Whilst this can be done with an upload hook if you know what your doing, it would be greate to be able to do it via blue print settings on the upload options for fields and sections.
There is a plugin for this: https://github.com/medienbaecker/kirby-autoresize
@Oliver Sure, but the point is it would be nice if you didnt need the plugin and you could resize via blueprint.
@Hello: I agree with you that’s why I also upvoted your suggestion :-)
maybe also resize them directly in the browser before uploading them :)
As we’re already messing with the original image data, then it would be nice if we could also change the FILE FORMAT - e.g., resize and save as WebP (or AVIF), instead of the original.
@Roman Steiner While I get the benefits of already downscaling in the browser, adding an implementation that does this and supports multiple image formats seems like a bigger task (and maintaining that alongside oru backend file processing). So it would be probably more feasible to rely on server-side processing.
@Roman Steiner I would assume the most common use case of the images is to displayed somewhere. Which would define the maximum dimensions needed. I’d say an option that scales down 5000x5000px to e.g. 2500x2500 but leaves 400x5000px as is (instead scaling to 200x2500px) would be highly confusing for most people. What’s the use case where scaling down to 2500x2500 is ok, but 200x2500px woul dbe problematic?
Also we are talking about backend rescaling on upload now, so Kirby’s thumb engine will need the RAM anyway. When rescaling in the frontend it might indeed make more sense to reduce the strain on the server by limiting the maximum total file size.
Does the thumb engine wait for them to processed one by one with a batch upload or try to do as many as it can in parrallel? Can only see ram being a bigger issue if trying to do them in parrallel. I guess if you add in WebP conversion at the same time, this get intensive quite quickly.
I guess performance can be tuned if its in the core though. I know from testing my WebP plugin with the downsize hook also active - i uploaded about 10 images at once ranging from 2mb to 14mb file size each and the conversion / downsize didnt take a horrible amount of time with the PHP ram set to 512mb. Perhaps 10 - 15 seconds.
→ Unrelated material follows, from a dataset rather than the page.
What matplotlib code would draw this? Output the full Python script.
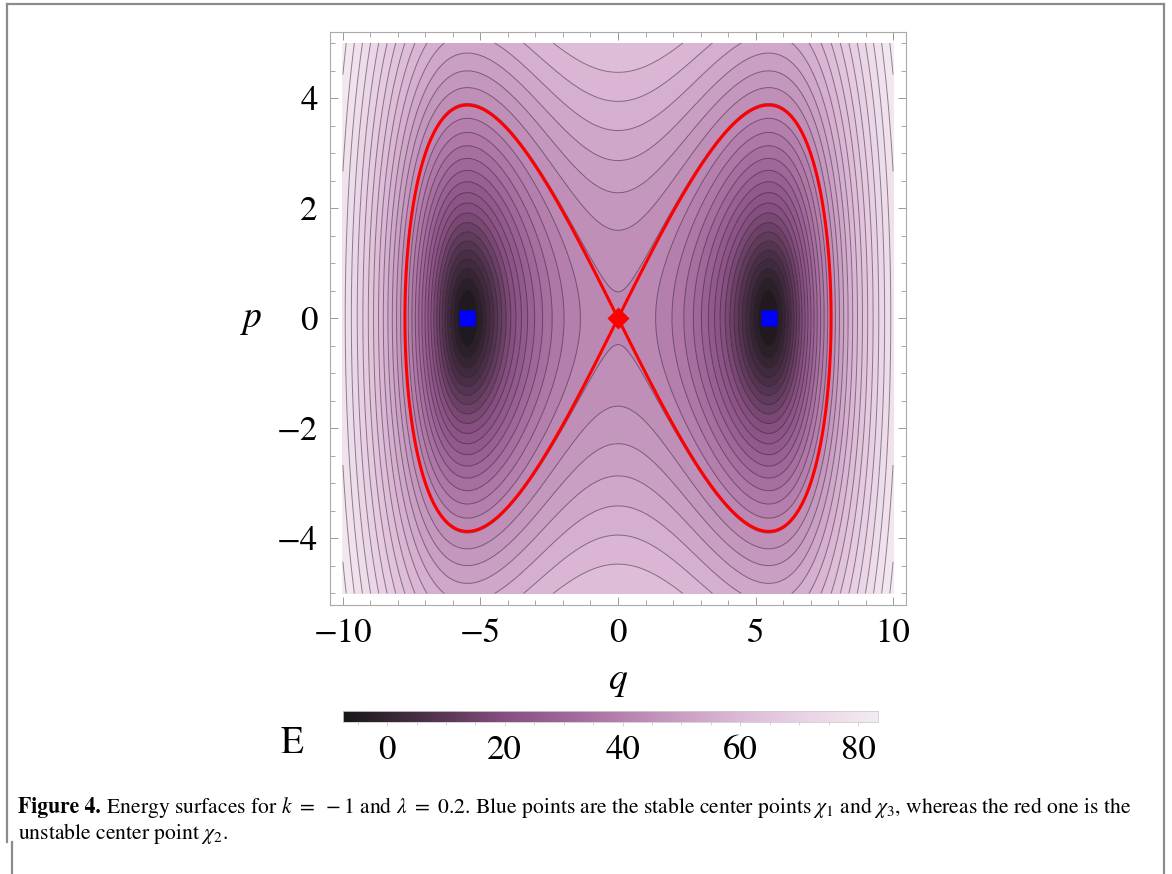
import numpy as np
import matplotlib
matplotlib.use("Agg")
import matplotlib.pyplot as plt
from matplotlib.colors import LinearSegmentedColormap
from matplotlib.lines import Line2D
from matplotlib.ticker import MultipleLocator

plt.rcParams['font.family'] = ['STIXGeneral', 'DejaVu Serif']
plt.rcParams['mathtext.fontset'] = 'stix'

# model parameters (caption)
k = -1.0
lam = 0.2

q_range = (-10.0, 10.0)
p_range = (-5.0, 5.0)

# contour levels evenly spaced in log(E + shift)
level_shift = 8.3
log_start = 2.130
log_step = 0.1293

# legend
bar_range = (-7.5, 83.4)
bar_ticks = [0, 20, 40, 60, 80]
q_ticks = [-10, -5, 0, 5, 10]
p_ticks = [-4, -2, 0, 2, 4]

# fixed points
q_stable = np.sqrt(-6 * k / lam)
stable_pts = [-q_stable, q_stable]
unstable_pts = [0.0]

# plum-like colour scale
plum_pos = [0.0, 0.10, 0.20, 0.30, 0.42, 0.52, 0.63, 0.74, 0.86, 1.0]
plum_hex = ['#1a171a', '#3b2838', '#5e3a5a', '#864f80', '#a0679a',
            '#b681ae', '#c99ec3', '#dcb9d6', '#e9d2e5', '#f4ebf2']

W, H = 1172, 874


def energy(q, p):
    return p ** 2 / 2 + k * q ** 2 / 2 + lam * q ** 4 / 24


def px_to_fig(x, y):
    return x / W, 1 - y / H


cmap = LinearSegmentedColormap.from_list('plum', list(zip(plum_pos, plum_hex)))

q = np.linspace(q_range[0], q_range[1], 801)
p = np.linspace(p_range[0], p_range[1], 501)
Q, P = np.meshgrid(q, p)
E = energy(Q, P)

n_lo = int(np.ceil((np.log(E.min() + level_shift) - log_start) / log_step))
n_hi = int(np.floor((np.log(E.max() + level_shift) - log_start) / log_step))
levels = [np.exp(log_start + n * log_step) - level_shift for n in range(n_lo, n_hi + 1)]
bounds = [E.min() - 1.0] + levels + [E.max() + 1.0]

# band colours scaled over the plotted range
t_min = np.log(E.min() + level_shift)
t_max = np.log(E.max() + level_shift)
band_colors = []
for lo, hi in zip(bounds[:-1], bounds[1:]):
    t = 0.5 * (np.log(max(lo, E.min()) + level_shift) + np.log(min(hi, E.max()) + level_shift))
    band_colors.append(cmap(np.clip((t - t_min) / (t_max - t_min), 0, 1)))

fig = plt.figure(figsize=(W / 100, H / 100), dpi=100)

# main panel
x0, y0 = px_to_fig(330, 605)
x1, y1 = px_to_fig(906, 32)
ax = fig.add_axes([x0, y0, x1 - x0, y1 - y0])
ax.contourf(Q, P, E, levels=bounds, colors=band_colors)
ax.contour(Q, P, E, levels=levels, colors='#2a1a28', linewidths=0.7, alpha=0.5,
           linestyles='solid')
ax.contour(Q, P, E, levels=[0.0], colors='#ff0000', linewidths=2.2, linestyles='solid')
ax.plot(stable_pts, [0, 0], 's', color='#0000ff', ms=11.5, mec='none')
ax.plot(unstable_pts, [0], 'D', color='#ff0000', ms=11, mec='none')

ax.set_xlim(-10.47, 10.47)
ax.set_ylim(-5.21, 5.2)
ax.set_xticks(q_ticks)
ax.set_yticks(p_ticks)
ax.xaxis.set_minor_locator(MultipleLocator(1))
ax.yaxis.set_minor_locator(MultipleLocator(0.5))
ax.tick_params(which='both', direction='in', top=True, right=True, color='#999999')
ax.tick_params(which='major', length=6, width=0.7, labelsize=25, pad=9)
ax.tick_params(which='minor', length=3.5, width=0.6)
for s in ax.spines.values():
    s.set_color('#aaaaaa')
    s.set_linewidth(0.8)

fig.text(*px_to_fig(252, 318), 'p', fontsize=27, style='italic', ha='center', va='center')
fig.text(*px_to_fig(617, 680), 'q', fontsize=27, style='italic', ha='center', va='center')

# legend bar
bx0, by0 = px_to_fig(343, 722)
bx1, by1 = px_to_fig(878, 711)
cax = fig.add_axes([bx0, by0, bx1 - bx0, by1 - by0])
grad = np.linspace(bar_range[0], bar_range[1], 600)[None, :]
cax.imshow(grad, extent=[bar_range[0], bar_range[1], 0, 1], aspect='auto', cmap=cmap,
           vmin=bar_range[0], vmax=bar_range[1])
cax.set_xlim(bar_range)
cax.set_yticks([])
cax.set_xticks(bar_ticks)
cax.xaxis.set_minor_locator(MultipleLocator(5))
cax.tick_params(which='both', direction='out', color='#cccccc', width=0.6)
cax.tick_params(which='major', length=3, labelsize=25, pad=6)
cax.tick_params(which='minor', length=2)
for s in cax.spines.values():
    s.set_color('#cccccc')
    s.set_linewidth(0.6)
fig.text(*px_to_fig(292, 744), 'E', fontsize=27, ha='center', va='center')

# caption
cap_size = 15.6
bold = fig.text(*px_to_fig(18, 807), 'Figure 4.', fontsize=cap_size, weight='bold', va='center')
rest_txt = (r' Energy surfaces for $k\ =\ -1$ and $\lambda\ =\ 0.2$. Blue points are the stable '
            r'center points $\chi_1$ and $\chi_3$, whereas the red one is the')
fig.canvas.draw()
r = fig.canvas.get_renderer()
bb = bold.get_window_extent(r)
rest = fig.text(bb.x1 / W, 1 - 807 / H, rest_txt, fontsize=cap_size, va='center')
fig.text(*px_to_fig(18, 834), r'unstable center point $\chi_2$.', fontsize=cap_size, va='center')

# page frame
frame = dict(color='#8c8c8c', lw=1.6, transform=fig.transFigure)
fig.add_artist(Line2D([7 / W, 1164 / W], [1 - 4 / H, 1 - 4 / H], **frame))
fig.add_artist(Line2D([7 / W, 7 / W], [1 - 4 / H, 1 - 842 / H], **frame))
fig.add_artist(Line2D([1164 / W, 1164 / W], [1 - 4 / H, 0], **frame))
fig.add_artist(Line2D([12 / W, 12 / W], [1 - 842 / H, 0], **frame))

fig.savefig('out.png', dpi=100)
I used this in my plugin if its helpful https://github.com/rosell-dk/webp-convert
Yeah, that could indeed become an issue. It’s difficult to do queing in PHP without a central database or daemon, so I think the only option would be that each thread that receives an uploaded image rescales it instantly (= in parallel).
@Nico, any very tall or wide image that contains text.
Typical example could be web comics; typically intended to be viewed on a smartphone: width is limited to that of the screen (something like 400 ~ 500 px), height is given by the content and has no limit.
Resizing 5000x5000 to 2500x2500 is ok, because the image is seen anyway at about 400x400.
Resizing 400x5000 to 200x2500 would mean the image is then seen at half of the intended resolution, pixelating it or, worse, making the text unreadable.
But hey, it was just something to consider… or not.